Most servers around the world run Linux. The same goes for almost all supercomputers. That’s astonishing in a capitalist world where absolutely everything is commodified. Why can’t these big tech companies manage to sell their own software to server operators or supercomputers? Why is an open, free project that is free for users so superior here?


But that raises the question: why can’t tech companies, with all their billions, manage to produce software that is at least on a par with Linux?
Linux is made by tens of thousands of experts who care about what they’re making. No amount of money could hire that amount of expertise, herd that many cats, or elicit that much passion.
Those companies are the ones paying for Linux development. Thirty plus years of companies developing and improving Linux. Most have their own Linux OS. IBM owns 30% of RedHat. Linux hasn’t been a hobbyist OS since the early nineties.
They could, if they wanted to. This is somewhat an example of “if it isn’t broken, don’t fix it”.
A lot of that is the fact that Linux is run incredibly lean. Replicating that isn’t cheap. They absolutely can, but since Linux is free and they can even modify it to suit their needs, its far simpler to do that.
Android is the best example. Google wanted a phone OS, so they bought Android Inc, who was making one. They could’ve spun up their own with their own talent, hired more, etc, but just absorbed one instead. That talent was making a phone OS based on Linux, because, again, they could’ve delved into the details of OS creation, but it was far easier to take a free OS, change the bits you want changed (like adding touchscreen support, which to my knowledge, wasn’t in the Linux version Android started with), and run with the new version you’ve made.

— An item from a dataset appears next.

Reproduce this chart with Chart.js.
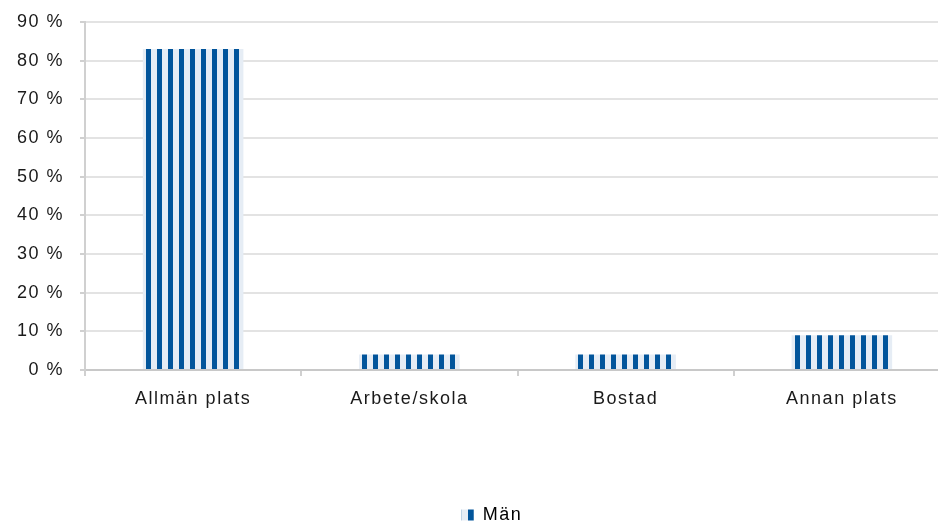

It’s also worth pointing out that Google has spent a lot of money on Android, and other large companies spend a lot on developing their own custom Linux Distro. It’s not like they have one software engineer for Android who downloaded Linux once and changed it. These companies are willing to do what you describe, they just didn’t have to reinvent the wheel. The Linux kernel, thanks to the community behind it, is incredibly secure and efficient, and there just wasn’t any reason to change it or copy it when it exists and is free to use.
They could but why, Linux is free. If companies pay an enterprise fee it’s to have a support contract to be able to escalate critical bugs but it’s not necessary.
Those companies have incentives to maximize profit, not maximize efficiency. In particular Microsoft has relentlessly given developers the opposite of what they want because its more profitable to some decision maker within Microsoft. Its enshitification.
Both Microsoft and Amazon have their own flavor of Linux now, but that’s really only for use in AWS and azure - and no one really uses either much yet
Because the decision makers at the top aren’t targeting long term goals of a good quality product and instead are focused on short term goals of increasing profit.